Cloak Of Fog

Sickness has descended. Upon my body. My brain’s foggy. Words escape me. Can’t think straight. Not long ago. Read a story. By Colum McCann. Fabulous Irish author. Highly recommend him. Cleverly crafted sentences. Each three words. Unless I’m misremembering? Might try it. Especially when sick. Easier on brain? Don’t think so. Feels too hard. Giving up already.

I can see the attraction, though, and I think the technique of tiny word bites might match my sickness-induced disconnected thoughts. I feel too fogged up right now to hold onto them for any length of time, or to try to link them together coherently. I’m like a famous world leader at a press conference: whoosh, shooting off half-formed thoughts like a pellet in a pin ball machine – where they end up, no one knows. I feel like I’ve been on a flight that has dropped too quickly on its descent, you know when you get that dual hit of nausea and light-headedness? Well, my descent was yesterday; a gentle crash-landing into six hours of television, fogging my brain even more. Flicking at the remote faster than a teenager on a smartphone didn’t help. I had moments of clarity until, like a ball of silly putty hitting the ground, I would bounce back at unpredictable, random angles, all wobbly and weak limbed. M. called. De-scope, she advised. I told her I had already cancelled dinner with A., that I might have to let B. know I can’t come over, and that there’s no way I can drive to meet up with C. “Are you working through the alphabet, or is that just a coincidence?” she asked me. Brain too foggy to have made it up.

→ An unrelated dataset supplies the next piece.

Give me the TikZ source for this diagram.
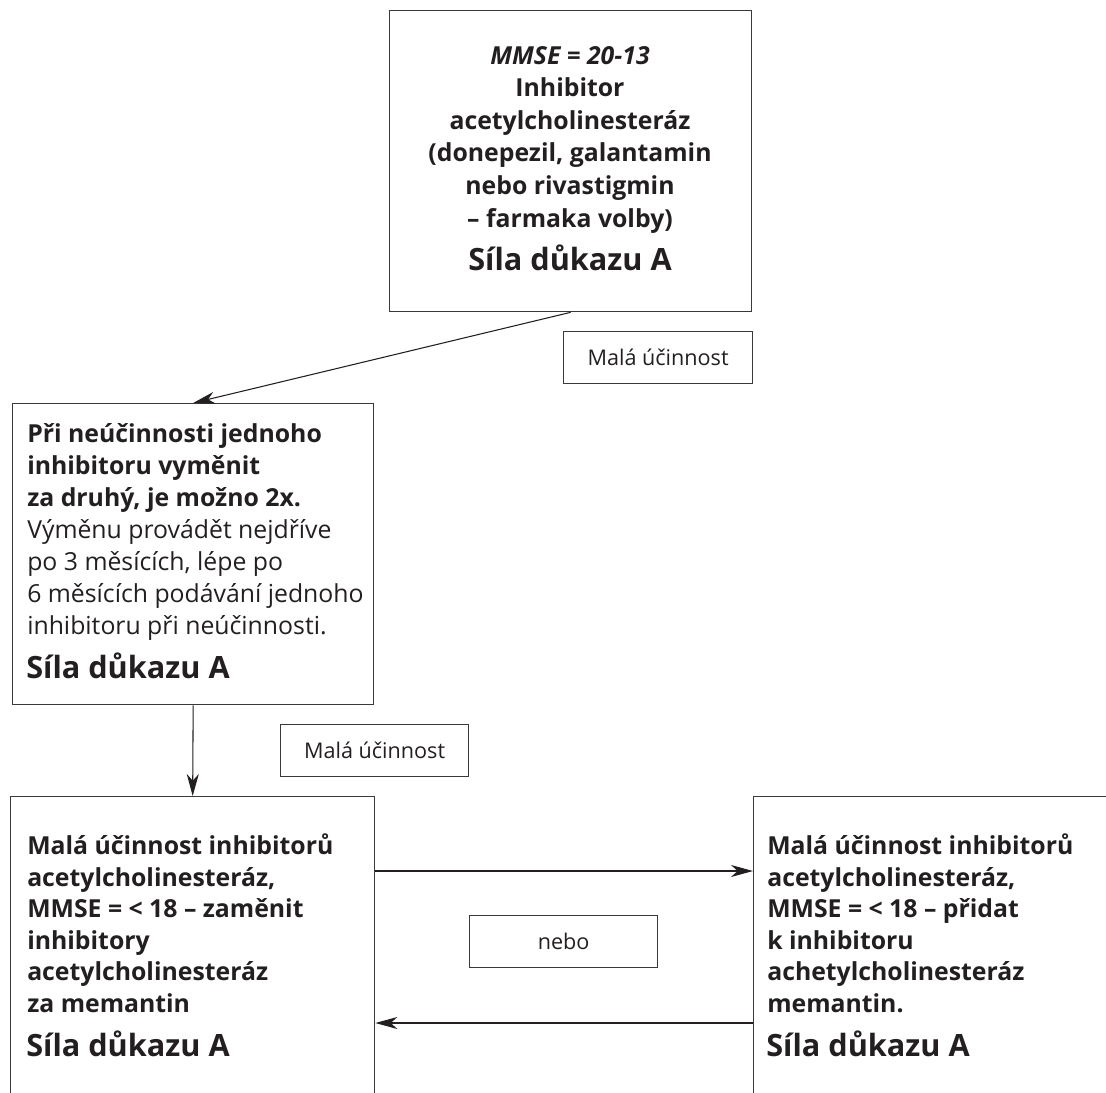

I remembered a message that J. once sent to me when I was going through another foggy patch, this one less associated with illness. She told me: “Trust it will be really restorative for you and you’ll have lots of bright moments to ease your passage through the fog. Fog is the word as it disorientates and covers with a cool blanket of grey. Fog lifts unexpectedly and there is light, clarity and colour.” She’s right; sometimes a cloak of fog can feel overbearing and confusing, but other times it can feel protective. This particular cloak of fog is doing both: frustrating me and forcing me into an inert state from which I’ll (hopefully) recover more quickly. The fog descending can either feel disturbing, or feel like a temporary shield. I’ve decided it’s time to drop out of life for a few days and use the fog as my shield. I cancelled C. who sent me a photo of the hills of Donegal cloaked in fog, a lone sheep standing in the middle of the road, like a passive hoofed highwayman. Staring, as if to say: ‘What’s your problem? I was here first.’ I woke up this morning and wondered if I had dreamt it. No, there’s the photo on my phone. The cat walking over me was a dream, though. I don’t have a cat. It’s my standard sick dream, along with walking the wrong way on an airport moving walkway making no progress. I never get to the gate. I wake myself from the dream because I know it is a dream and it is irritating me. Besides, I need water. I slug from the glass and spill it all down myself. Ahhh! Now there’s a wet patch in the bed.

Night time disaster. Little over-dramatic? Are you kidding! Course I am. Can’t sleep now. Limbs too heavy. Need to pee. Couldn’t be bothered. Fall asleep again. Wake up late. Still aching today. Flying back tomorrow? Might not bother. Wait and see. Honey and lemon. Another wee sleep.